WORK REQUIRED: In this exercise, return the whole listing exactly, excluding any images.

PROVIDED MATERIAL:
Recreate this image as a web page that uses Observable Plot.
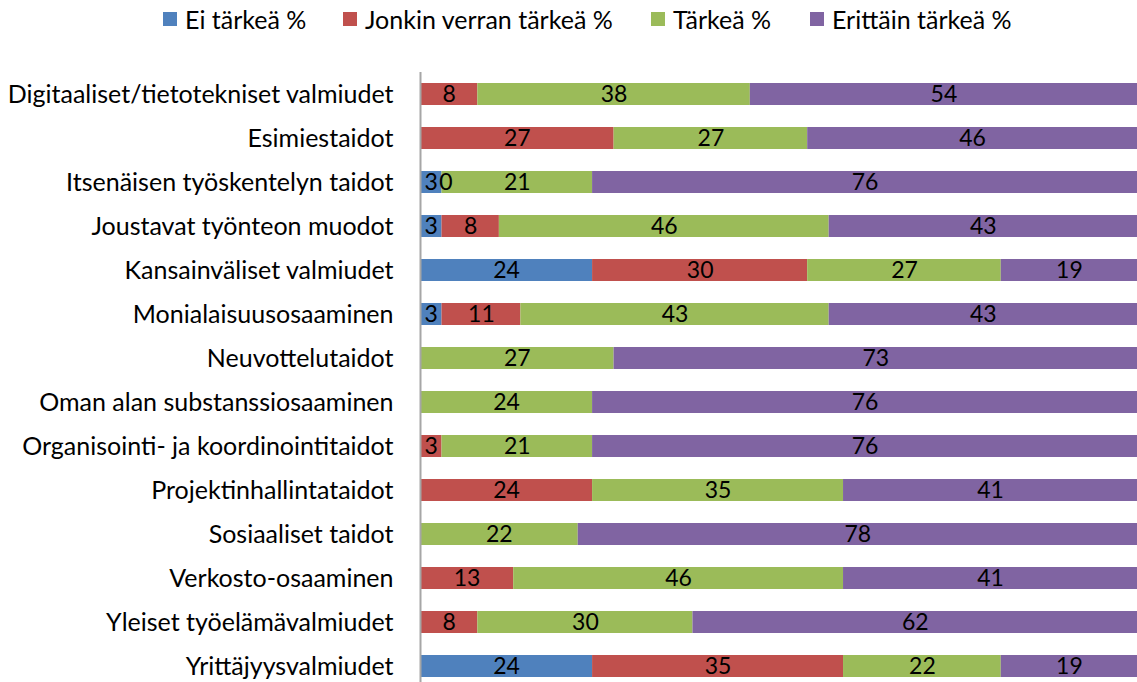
<!DOCTYPE html>
<html>
<head>
<meta charset="utf-8">
<script src="https://cdn.jsdelivr.net/npm/d3@7"></script>
<script src="https://cdn.jsdelivr.net/npm/@observablehq/plot@0.6"></script>
<style>
  html, body { margin: 0; padding: 0; background: #fff; overflow: hidden; }
  #wrap { position: relative; width: 1137px; height: 682px; font-family: Lato, "Open Sans", sans-serif; }
  #legend { position: absolute; top: 0; left: 0; width: 1137px; height: 40px; font-size: 25px; color: #000; }
  .item { position: absolute; top: 2px; height: 34px; display: flex; align-items: center; white-space: nowrap; }
  .sw { width: 14px; height: 14px; margin-right: 8px; }
  #chart { position: absolute; top: 40px; left: 0; }
</style>
</head>
<body>
<div id="wrap">
  <div id="legend"></div>
  <div id="chart"></div>
</div>
<script>
const categories = [
  "Digitaaliset/tietotekniset valmiudet",
  "Esimiestaidot",
  "Itsenäisen työskentelyn taidot",
  "Joustavat työnteon muodot",
  "Kansainväliset valmiudet",
  "Monialaisuusosaaminen",
  "Neuvottelutaidot",
  "Oman alan substanssiosaaminen",
  "Organisointi- ja koordinointitaidot",
  "Projektinhallintataidot",
  "Sosiaaliset taidot",
  "Verkosto-osaaminen",
  "Yleiset työelämävalmiudet",
  "Yrittäjyysvalmiudet"
];
const seriesNames = ["Ei tärkeä %", "Jonkin verran tärkeä %", "Tärkeä %", "Erittäin tärkeä %"];
const seriesColors = ["#4F81BD", "#C0504D", "#9BBB59", "#8064A2"];
const eiTarkea      = [null, null, 3, 3, 24, 3, null, null, null, null, null, null, null, 24];
const jonkinVerran  = [8, 27, 0, 8, 30, 11, null, null, 3, 24, null, 13, 8, 35];
const tarkea        = [38, 27, 21, 46, 27, 43, 27, 24, 21, 35, 22, 46, 30, 22];
const erittainTarkea= [54, 46, 76, 43, 19, 43, 73, 76, 76, 41, 78, 41, 62, 19];
const legendLeft = [163, 343, 651, 810];

const seriesValues = [eiTarkea, jonkinVerran, tarkea, erittainTarkea];
const rows = [];
categories.forEach((c, i) => {
  seriesNames.forEach((s, j) => {
    const v = seriesValues[j][i];
    if (v !== null) rows.push({category: c, series: s, value: v});
  });
});

// legend
const legend = document.getElementById("legend");
seriesNames.forEach((s, j) => {
  const it = document.createElement("div");
  it.className = "item";
  it.style.left = legendLeft[j] + "px";
  const sw = document.createElement("span");
  sw.className = "sw";
  sw.style.background = seriesColors[j];
  const tx = document.createElement("span");
  tx.textContent = s;
  it.appendChild(sw); it.appendChild(tx);
  legend.appendChild(it);
});

const stackOpts = {y: "category", x: "value", z: "series", order: seriesNames};

const plot = Plot.plot({
  width: 1137,
  height: 648,
  marginTop: 32,
  marginBottom: 0,
  marginLeft: 420,
  marginRight: 0,
  style: {fontFamily: "Lato, 'Open Sans', sans-serif", fontSize: "25px", color: "#000", background: "#fff"},
  x: {domain: [0, 100], axis: null},
  y: {domain: categories, paddingInner: 0.5, paddingOuter: 0.25, axis: null},
  color: {domain: seriesNames, range: seriesColors},
  marks: [
    Plot.barX(rows, Plot.stackX({...stackOpts, fill: "series"})),
    Plot.text(rows, Plot.stackX({...stackOpts, text: d => d.value !== 0 ? String(d.value) : "", fill: "#000", fontSize: 23, dx: 0})),
    Plot.text(rows, Plot.stackX({...stackOpts, text: d => d.value === 0 ? String(d.value) : "", fill: "#000", fontSize: 23, dx: 4})),
    Plot.axisY({tickSize: 0, tickPadding: 27, fontSize: 25, label: null, fill: "#000"}),
    Plot.ruleX([0], {stroke: "#a6a6a6", strokeWidth: 2})
  ]
});
document.getElementById("chart").appendChild(plot);
</script>
</body>
</html>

RESULT:
Recreate this image as a web page that uses Observable Plot.
<!DOCTYPE html>
<html>
<head>
<meta charset="utf-8">
<script src="https://cdn.jsdelivr.net/npm/d3@7"></script>
<script src="https://cdn.jsdelivr.net/npm/@observablehq/plot@0.6"></script>
<style>
  html, body { margin: 0; padding: 0; background: #fff; overflow: hidden; }
  #wrap { position: relative; width: 1137px; height: 682px; font-family: Lato, "Open Sans", sans-serif; }
  #legend { position: absolute; top: 0; left: 0; width: 1137px; height: 40px; font-size: 25px; color: #000; }
  .item { position: absolute; top: 2px; height: 34px; display: flex; align-items: center; white-space: nowrap; }
  .sw { width: 14px; height: 14px; margin-right: 8px; }
  #chart { position: absolute; top: 40px; left: 0; }
</style>
</head>
<body>
<div id="wrap">
  <div id="legend"></div>
  <div id="chart"></div>
</div>
<script>
const categories = [
  "Digitaaliset/tietotekniset valmiudet",
  "Esimiestaidot",
  "Itsenäisen työskentelyn taidot",
  "Joustavat työnteon muodot",
  "Kansainväliset valmiudet",
  "Monialaisuusosaaminen",
  "Neuvottelutaidot",
  "Oman alan substanssiosaaminen",
  "Organisointi- ja koordinointitaidot",
  "Projektinhallintataidot",
  "Sosiaaliset taidot",
  "Verkosto-osaaminen",
  "Yleiset työelämävalmiudet",
  "Yrittäjyysvalmiudet"
];
const seriesNames = ["Ei tärkeä %", "Jonkin verran tärkeä %", "Tärkeä %", "Erittäin tärkeä %"];
const seriesColors = ["#4F81BD", "#C0504D", "#9BBB59", "#8064A2"];
const eiTarkea      = [null, null, 3, 3, 24, 3, null, null, null, null, null, null, null, 24];
const jonkinVerran  = [8, 27, 0, 8, 30, 11, null, null, 3, 24, null, 13, 8, 35];
const tarkea        = [38, 27, 21, 46, 27, 43, 27, 24, 21, 35, 22, 46, 30, 22];
const erittainTarkea= [54, 46, 76, 43, 19, 43, 73, 76, 76, 41, 78, 41, 62, 19];
const legendLeft = [163, 343, 651, 810];

const seriesValues = [eiTarkea, jonkinVerran, tarkea, erittainTarkea];
const rows = [];
categories.forEach((c, i) => {
  seriesNames.forEach((s, j) => {
    const v = seriesValues[j][i];
    if (v !== null) rows.push({category: c, series: s, value: v});
  });
});

// legend
const legend = document.getElementById("legend");
seriesNames.forEach((s, j) => {
  const it = document.createElement("div");
  it.className = "item";
  it.style.left = legendLeft[j] + "px";
  const sw = document.createElement("span");
  sw.className = "sw";
  sw.style.background = seriesColors[j];
  const tx = document.createElement("span");
  tx.textContent = s;
  it.appendChild(sw); it.appendChild(tx);
  legend.appendChild(it);
});

const stackOpts = {y: "category", x: "value", z: "series", order: seriesNames};

const plot = Plot.plot({
  width: 1137,
  height: 648,
  marginTop: 32,
  marginBottom: 0,
  marginLeft: 420,
  marginRight: 0,
  style: {fontFamily: "Lato, 'Open Sans', sans-serif", fontSize: "25px", color: "#000", background: "#fff"},
  x: {domain: [0, 100], axis: null},
  y: {domain: categories, paddingInner: 0.5, paddingOuter: 0.25, axis: null},
  color: {domain: seriesNames, range: seriesColors},
  marks: [
    Plot.barX(rows, Plot.stackX({...stackOpts, fill: "series"})),
    Plot.text(rows, Plot.stackX({...stackOpts, text: d => d.value !== 0 ? String(d.value) : "", fill: "#000", fontSize: 23, dx: 0})),
    Plot.text(rows, Plot.stackX({...stackOpts, text: d => d.value === 0 ? String(d.value) : "", fill: "#000", fontSize: 23, dx: 4})),
    Plot.axisY({tickSize: 0, tickPadding: 27, fontSize: 25, label: null, fill: "#000"}),
    Plot.ruleX([0], {stroke: "#a6a6a6", strokeWidth: 2})
  ]
});
document.getElementById("chart").appendChild(plot);
</script>
</body>
</html>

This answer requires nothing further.